Damage evolution and failure mechanism of 2.5D woven composite tubes under quasi-static lateral compression

Abstract

2.5D woven composites are ideal candidate materials for deep-sea pressure tubes owing to their excellent out-of-plane properties. This paper presents the damage evolution and failure mechanism of 2.5D woven composite tubes under quasi-static lateral compression. To conduct this study, 2.5D woven composite tubes with different thickness-to-diameter ratios, 0.04, 0.07 and 0.10, were designed and prepared. The quasi-static lateral compression tests were carried out in order to evaluate the progressive damage analysis, combining high speed photographic image with acoustic emission technologies. The results show that the increase of the ratio of thickness-to-diameter, the deformation and shear failure of the sample can be inhibited obviously.

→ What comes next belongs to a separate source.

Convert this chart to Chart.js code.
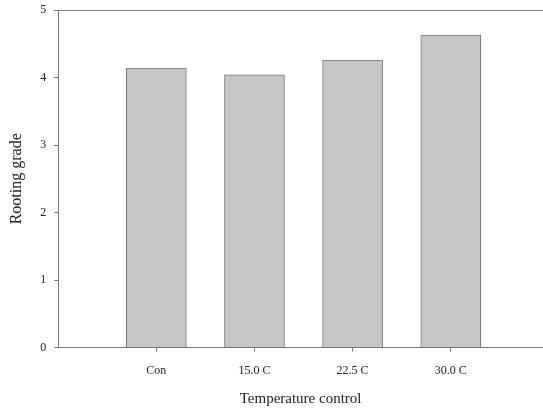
<!DOCTYPE html>
<html>
<head>
<meta charset="utf-8">
<script src="https://cdn.jsdelivr.net/npm/chart.js@4"></script>
<style>
  html, body { margin: 0; padding: 0; background: #fff; overflow: hidden; }
  #wrap { width: 543px; height: 408px; }
</style>
</head>
<body>
<div id="wrap"><canvas id="chart"></canvas></div>
<script>
const categories = ['Con', '15.0 C', '22.5 C', '30.0 C']
const rootingGrade = [4.14, 4.04, 4.26, 4.63]
const yTicks = [0, 1, 2, 3, 4, 5]

const FONT = "'Liberation Serif', 'DejaVu Serif', serif"
const INK = '#222'

const points = categories.map((c, i) => ({ x: i + 1, y: rootingGrade[i] }))

// top frame line only (the reference has no right border)
const topFrame = {
    id: 'topFrame',
    afterDraw(chart) {
        const { ctx, chartArea } = chart
        ctx.save()
        ctx.strokeStyle = '#888'
        ctx.lineWidth = 1
        ctx.beginPath()
        ctx.moveTo(chartArea.left, chartArea.top + 0.5)
        ctx.lineTo(chart.width, chartArea.top + 0.5)
        ctx.stroke()
        ctx.restore()
    }
}

const ctx = document.getElementById('chart').getContext('2d')
new Chart(ctx, {
    type: 'bar',
    data: {
        datasets: [{
            data: points,
            backgroundColor: '#c6c6c6',
            borderColor: '#7a7a7a',
            borderWidth: 1,
            barThickness: 60
        }]
    },
    options: {
        responsive: true,
        maintainAspectRatio: false,
        animation: false,
        layout: { padding: { top: 0, right: 0, left: 7, bottom: 0 } },
        plugins: {
            legend: { display: false },
            tooltip: { enabled: false }
        },
        scales: {
            x: {
                type: 'linear',
                offset: false,
                min: 0,
                max: 4.94,
                afterBuildTicks: axis => { axis.ticks = categories.map((c, i) => ({ value: i + 1 })) },
                ticks: {
                    callback: v => categories[v - 1] || '',
                    color: INK,
                    font: { family: FONT, size: 12 },
                    padding: 12,
                    maxRotation: 0
                },
                grid: { offset: false, drawOnChartArea: false, tickLength: 4, color: '#777' },
                border: { color: '#777', width: 1 },
                title: {
                    display: true,
                    text: 'Temperature control',
                    color: INK,
                    font: { family: FONT, size: 15 },
                    padding: { top: 0, bottom: 0 }
                }
            },
            y: {
                min: 0,
                max: 5,
                afterBuildTicks: axis => { axis.ticks = yTicks.map(v => ({ value: v })) },
                // pull the plot top up to where the reference frame sits
                afterFit: axis => { axis.paddingTop = 10 },
                ticks: {
                    color: INK,
                    font: { family: FONT, size: 12 },
                    padding: 8
                },
                grid: { drawOnChartArea: false, tickLength: 4, color: '#777' },
                border: { color: '#777', width: 1 },
                title: {
                    display: true,
                    text: 'Rooting grade',
                    color: INK,
                    font: { family: FONT, size: 16 },
                    padding: { top: 0, bottom: 6 }
                }
            }
        }
    },
    plugins: [topFrame]
})
</script>
</body>
</html>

Due to the enhanced interlayer interaction, the lateral stiffness of the sample is obviously improved, so the lateral bearing stability of the sample is improved. When the peak load of samples with the thickness-to-diameter ratio of 0.1 reached 11.51 kN, it exceeded that of samples with thickness-to-diameter ratios of 0.04 and 0.07 by 450% and 82%, respectively. Furthermore, the failure mechanisms of samples with the thickness-to-diameter ratio of 0.1 were controlled by delamination fracture, whereas that of 0.04 and 0.07 were mainly influenced by shear failure and delamination failure, respectively.